Those of us who are old enough to remember the classic, 1980 TV mini-series Shogun starring Richard Chamberlain and Toshiro Mifune will always have a soft spot for William Adams (1564-1620), the first Englishman to find himself in Japan.
Adams' life was an unbelievable adventure story - shipwrecked off the coast of Japan on a Dutch ship the De Liefde, the Kent-born sailor, known in Japan as Miura Anjin ('Pilot'), was spared death and became a confidant of Ieyasu Tokugawa, advising the shogun on matters of navigation and ship-building.
Eventually Adams was granted the title of hatamoto - a samurai in direct service of the shogun - and granted lands and servants near present-day Yokosuka.
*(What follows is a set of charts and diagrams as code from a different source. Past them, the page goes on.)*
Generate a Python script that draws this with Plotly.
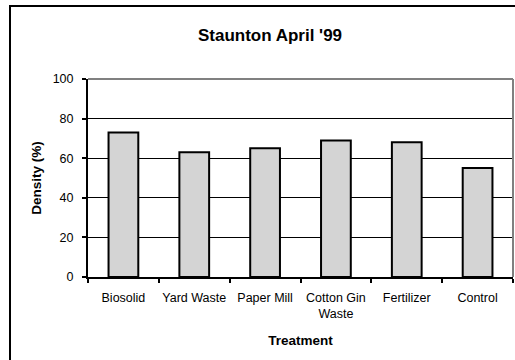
import plotly.graph_objects as go

# Treatment density data
treatments = ["Biosolid", "Yard Waste", "Paper Mill", "Cotton Gin<br>Waste", "Fertilizer", "Control"]
density = [73, 63, 65, 69, 68, 55]
y_ticks = [0, 20, 40, 60, 80, 100]

W, H = 515, 360
L, R, T, B = 88, 2, 79, 83
pw = W - L - R
ph = H - T - B


def px_x(x):
    return (x - L) / pw


def px_y(y):
    # y measured in pixels from the top of the figure
    return (H - B - y) / ph


font = "Liberation Sans, Arial, sans-serif"

fig = go.Figure(
    go.Bar(
        x=treatments,
        y=density,
        marker=dict(color="#d4d4d4", line=dict(color="black", width=2)),
        width=0.42,
    )
)

fig.update_layout(
    width=W,
    height=H,
    margin=dict(l=L, r=R, t=T, b=B, autoexpand=False),
    paper_bgcolor="white",
    plot_bgcolor="white",
    showlegend=False,
    font=dict(family=font, size=12.5, color="black"),
    title=dict(
        text="<b>Staunton April '99</b>",
        x=270 / W,
        xanchor="center",
        y=1 - 35 / H,
        yanchor="middle",
        font=dict(size=17, family=font, color="black"),
    ),
    xaxis=dict(
        title=dict(text="<b>Treatment</b>", font=dict(size=13.5), standoff=15),
        automargin=False,
        showline=True,
        linecolor="black",
        linewidth=2,
        ticks="outside",
        tickson="boundaries",
        ticklen=4,
        tickwidth=2,
        tickcolor="black",
        tickangle=0,
        ticklabelstandoff=8,
        showgrid=False,
        tickfont=dict(size=12.5),
    ),
    yaxis=dict(
        title=dict(text="<b>Density (%)</b>", font=dict(size=13.5), standoff=8),
        automargin=False,
        range=[0, 100],
        tickvals=y_ticks,
        showline=True,
        linecolor="black",
        linewidth=2,
        ticks="outside",
        ticklen=4,
        tickwidth=2,
        tickcolor="black",
        ticklabelstandoff=6,
        showgrid=True,
        gridcolor="black",
        gridwidth=1,
        zeroline=False,
        tickfont=dict(size=12.5),
    ),
    shapes=[
        # gray border on top and right of plot area
        dict(type="line", xref="paper", yref="paper", x0=0, x1=1, y0=1, y1=1,
             line=dict(color="#808080", width=2)),
        dict(type="line", xref="paper", yref="paper", x0=1, x1=1, y0=0, y1=1,
             line=dict(color="#808080", width=2)),
        # outer chart frame
        dict(type="rect", xref="paper", yref="paper",
             x0=px_x(10), x1=px_x(530), y0=px_y(H + 10), y1=px_y(6),
             line=dict(color="black", width=2), fillcolor="rgba(0,0,0,0)"),
    ],
)

fig.write_html("out.html")
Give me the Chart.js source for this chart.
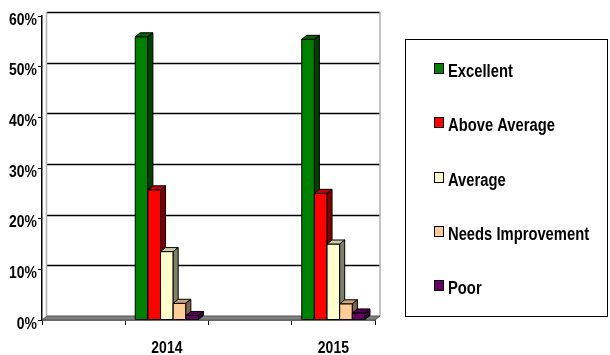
<!DOCTYPE html>
<html>
<head>
<meta charset="utf-8">
<script src="https://cdn.jsdelivr.net/npm/chart.js@4/dist/chart.umd.min.js"></script>
<style>
  body { margin: 0; background: #fff; }
  #wrap { width: 610px; height: 355px; }
</style>
</head>
<body>
<div id="wrap"><canvas id="chart" width="610" height="355"></canvas></div>
<script>
// survey results per year, in percent
var years = ['2014', '2015'];
var seriesNames = ['Excellent', 'Above Average', 'Average', 'Needs Improvement', 'Poor'];
var excellent = [55.9, 55.4];
var aboveAverage = [25.7, 25.0];
var average = [13.5, 15.0];
var needsImprovement = [3.3, 3.2];
var poor = [0.9, 1.4];
var yTicks = [0, 10, 20, 30, 40, 50, 60];

var FONT = "'Liberation Sans', Arial, sans-serif";
var NARROW = 0.82;      // squeeze text like Arial Narrow
var DX = 5, DY = 4;     // depth of the 3d look

// front, top, side colours
var palette = [
    ['#008000', '#006600', '#004000'],
    ['#ff0000', '#cc0000', '#800000'],
    ['#ffffcc', '#cccca3', '#808066'],
    ['#ffcc99', '#cca37a', '#80664d'],
    ['#660066', '#520052', '#330033']
];

// blank slots between the years, like the spreadsheet had
var labels = ['', years[0], '', years[1]];
function spread(v) { return [null, v[0], null, v[1]]; }

var allSeries = [excellent, aboveAverage, average, needsImprovement, poor];
var datasets = allSeries.map(function (s, i) {
    return {
        label: seriesNames[i],
        data: spread(s),
        backgroundColor: palette[i][0],
        borderColor: '#000',
        borderWidth: 1,
        borderSkipped: 'start'
    };
});

function poly(ctx, pts, fill) {
    ctx.beginPath();
    ctx.moveTo(pts[0][0], pts[0][1]);
    for (var i = 1; i < pts.length; i++) ctx.lineTo(pts[i][0], pts[i][1]);
    ctx.closePath();
    ctx.fillStyle = fill;
    ctx.fill();
    ctx.stroke();
}

function narrowText(ctx, text, x, y, align, size) {
    ctx.save();
    ctx.translate(x, y);
    ctx.scale(NARROW, 1);
    ctx.font = 'bold ' + size + 'px ' + FONT;
    ctx.textAlign = align;
    ctx.textBaseline = 'alphabetic';
    ctx.fillStyle = '#000';
    ctx.fillText(text, 0, 0);
    ctx.restore();
}

var box3d = {
    id: 'box3d',
    beforeDatasetsDraw: function (chart) {
        var ctx = chart.ctx, a = chart.chartArea, y = chart.scales.y;
        var base = y.getPixelForValue(0);
        var top = y.getPixelForValue(60);
        ctx.save();
        // back wall gridlines
        ctx.strokeStyle = '#000';
        ctx.lineWidth = 1.5;
        yTicks.forEach(function (t) {
            if (t === 0) return;
            var py = Math.round(y.getPixelForValue(t) - DY) + 0.5;
            ctx.beginPath();
            ctx.moveTo(a.left + DX, py);
            ctx.lineTo(a.right + DX, py);
            ctx.stroke();
        });
        // side edges of the walls
        ctx.strokeStyle = '#b0b0b0';
        ctx.lineWidth = 1.5;
        ctx.beginPath();
        ctx.moveTo(a.left + DX - 0.5, top - DY);
        ctx.lineTo(a.left + DX - 0.5, base - DY);
        ctx.moveTo(a.right + DX, top - DY);
        ctx.lineTo(a.right + DX, base - DY);
        ctx.stroke();
        // floor
        ctx.strokeStyle = '#555';
        ctx.lineWidth = 1;
        poly(ctx, [[a.left, base], [a.right, base], [a.right + DX, base - DY], [a.left + DX, base - DY]], '#808080');

        // bars left to right so each one hides its neighbour's side
        var bars = [];
        chart.data.datasets.forEach(function (ds, di) {
            chart.getDatasetMeta(di).data.forEach(function (el, j) {
                if (ds.data[j] == null) return;
                bars.push({ el: el, di: di });
            });
        });
        bars.sort(function (p, q) { return p.el.x - q.el.x; });
        ctx.strokeStyle = '#000';
        ctx.lineWidth = 1;
        bars.forEach(function (b) {
            var el = b.el, c = palette[b.di];
            var l = el.x - el.width / 2, r = el.x + el.width / 2, t = el.y, bo = el.base;
            poly(ctx, [[l, bo], [r, bo], [r, t], [l, t]], c[0]);
            poly(ctx, [[l, t], [r, t], [r + DX, t - DY], [l + DX, t - DY]], c[1]);
            poly(ctx, [[r, t], [r + DX, t - DY], [r + DX, bo - DY], [r, bo]], c[2]);
        });
        ctx.restore();
        return false;
    },
    afterDraw: function (chart) {
        var ctx = chart.ctx, x = chart.scales.x, y = chart.scales.y;

        // axis labels
        y.ticks.forEach(function (t) {
            narrowText(ctx, t.value + '%', y.right - 5, y.getPixelForValue(t.value) + 8.5, 'right', 17);
        });
        x.getLabels().forEach(function (lab, i) {
            if (lab) narrowText(ctx, lab, x.getPixelForValue(i), x.top + 33, 'center', 17);
        });

        // legend
        ctx.save();
        ctx.strokeStyle = '#000';
        ctx.lineWidth = 1;
        ctx.strokeRect(405.5, 39.5, 202, 277);
        chart.data.datasets.forEach(function (ds, i) {
            var by = 77 + i * 54.25;
            var sy = Math.round(by - 14) + 0.5;
            ctx.fillStyle = ds.backgroundColor;
            ctx.fillRect(434.5, sy, 9, 10);
            ctx.strokeRect(434.5, sy, 9, 10);
            narrowText(ctx, ds.label, 448, by, 'left', 18);
        });
        ctx.restore();
    }
};

var ctx = document.getElementById('chart').getContext('2d');
var chart = new Chart(ctx, {
    type: 'bar',
    data: { labels: labels, datasets: datasets },
    options: {
        responsive: false,
        animation: false,
        layout: { padding: { top: 16, right: 235, left: 0, bottom: 0 } },
        datasets: { bar: { barPercentage: 1, categoryPercentage: 0.76 } },
        plugins: { legend: { display: false }, tooltip: { enabled: false } },
        scales: {
            x: {
                grid: { offset: true, drawOnChartArea: false, tickLength: 5, color: '#000' },
                border: { color: '#000', width: 1.5 },
                ticks: { display: false },
                afterFit: function (s) { s.height = 35; }
            },
            y: {
                min: 0,
                max: 60,
                afterBuildTicks: function (s) { s.ticks = yTicks.map(function (v) { return { value: v }; }); },
                grid: { drawOnChartArea: false, tickLength: 4, color: '#000' },
                border: { color: '#000', width: 1.5 },
                ticks: { display: false },
                afterFit: function (s) { s.width = 42; }
            }
        }
    },
    plugins: [box3d]
});
</script>
</body>
</html>
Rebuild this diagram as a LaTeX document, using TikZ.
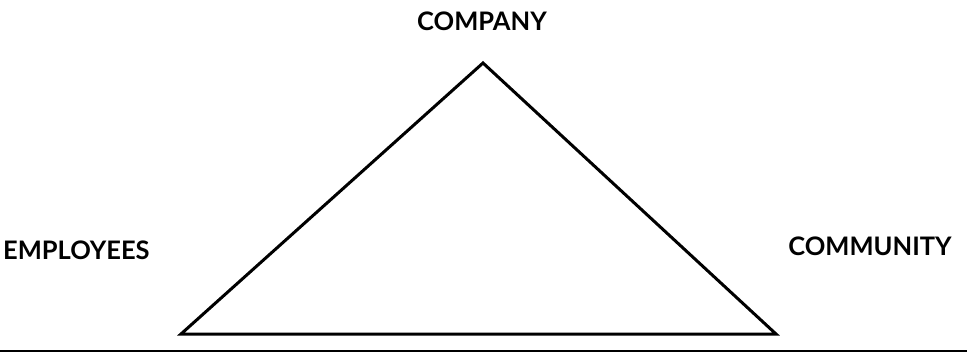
\documentclass[tikz,border=0pt]{standalone}
\usepackage{fontspec}
\setmainfont{Lato}
\usetikzlibrary{positioning}

\begin{document}
\begin{tikzpicture}[
    x=1pt, y=-1pt,
    label/.style={font=\bfseries\fontsize{25.5}{30}\selectfont, inner sep=0pt},
    edge/.style={draw, line width=3pt, line join=miter},
    rule/.style={draw, line width=1.8pt}
]
    \useasboundingbox (0,0) rectangle (967,353);

    % Triangle corners
    \coordinate (top) at (483,63);
    \coordinate (left) at (181,334);
    \coordinate (right) at (776,334);

    % Labels
    \node[label] (company) at (482,21) {COMPANY};
    \node[label, anchor=west] (employees) at (3,250) {EMPLOYEES};
    \node[label] (community) at (870,246) {COMMUNITY};

    % Triangle
    \draw[edge] (left) -- (top) -- (right) -- cycle;

    % Bottom rule
    \coordinate (ruleL) at (0,351);
    \coordinate (ruleR) at (967,351);
    \draw[rule] (ruleL) -- (ruleR);
\end{tikzpicture}
\end{document}
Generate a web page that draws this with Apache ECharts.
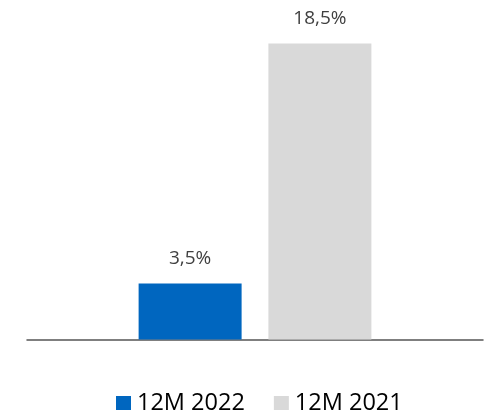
<!DOCTYPE html>
<html>
<head>
<meta charset="utf-8">
<script src="https://cdn.jsdelivr.net/npm/echarts@6/dist/echarts.min.js"></script>
<style>
  html, body { margin: 0; padding: 0; background: #fff; }
  #chart { width: 485px; height: 411px; }
</style>
</head>
<body>
<div id="chart"></div>
<script>
// data
const categories = [''];
const seriesNames = ['12M 2022', '12M 2021'];
const values2022 = [3.5];
const values2021 = [18.5];
const colors = ['#0066BF', '#D9D9D9'];

const fontFamily = '"Open Sans", "Noto Sans", sans-serif';

// 3.5 -> "3,5%"
const fmt = (p) => String(p.value).replace('.', ',') + '%';

const chart = echarts.init(document.getElementById('chart'), null, { renderer: 'canvas' });

const labelStyle = {
  show: true,
  position: 'top',
  distance: 15,
  formatter: fmt,
  color: '#404040',
  fontSize: 19,
  fontFamily: fontFamily
};

chart.setOption({
  animation: false,
  backgroundColor: '#ffffff',
  color: colors,
  grid: { left: 27, right: 2, top: 19.5, bottom: 71.5 },
  legend: {
    left: 116,
    top: 391,
    padding: 0,
    itemWidth: 15,
    itemHeight: 14,
    itemGap: 29,
    icon: 'rect',
    textStyle: { color: '#000', fontSize: 23.5, fontFamily: fontFamily, padding: [0, 0, 0, 1] },
    data: seriesNames
  },
  xAxis: {
    type: 'category',
    data: categories,
    axisTick: { show: false },
    axisLabel: { show: false },
    axisLine: { lineStyle: { color: '#555', width: 1.5 } }
  },
  yAxis: {
    type: 'value',
    min: 0,
    max: 20,
    show: false,
    splitLine: { show: false }
  },
  series: [
    {
      name: seriesNames[0],
      type: 'bar',
      data: values2022,
      barWidth: 103,
      barGap: '26%',
      label: labelStyle
    },
    {
      name: seriesNames[1],
      type: 'bar',
      data: values2021,
      barWidth: 103,
      barGap: '26%',
      label: labelStyle
    }
  ]
});
</script>
</body>
</html>
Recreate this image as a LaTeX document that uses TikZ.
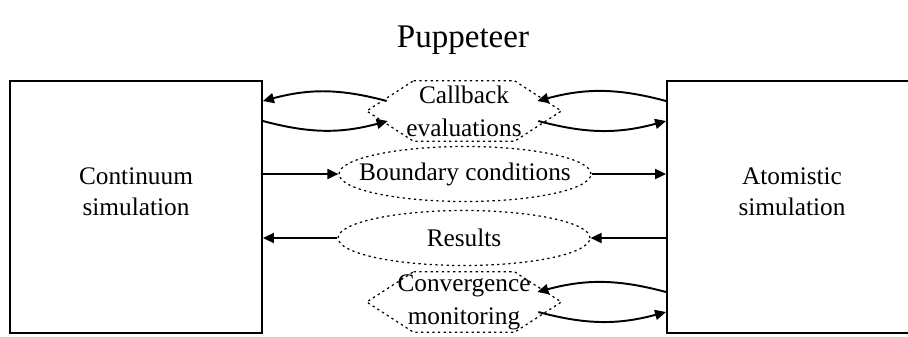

Adams moved to Hirado and was instrumental in setting up an English trading post on the island, though he quarreled with the English representative in Japan, John Saris, who disliked Adams for his adoption of a Japanese lifestyle and habits. Adams had taken a Japanese wife, with whom he had two children.
Adams passed away aged 55 on Hirado, a small island off the western coast of Kyushu, south of Fukuoka.
His grave, erected in 1954, is a short walk above the harbor and is a peaceful and evocative spot. A stone from the grave of his English wife was brought over from the UK to lie on Adams' tomb so the two could be reunited.
Another memorial stone at the site records the Englishmen who died in Japan during the 10 years of the English "factory" on Hirado.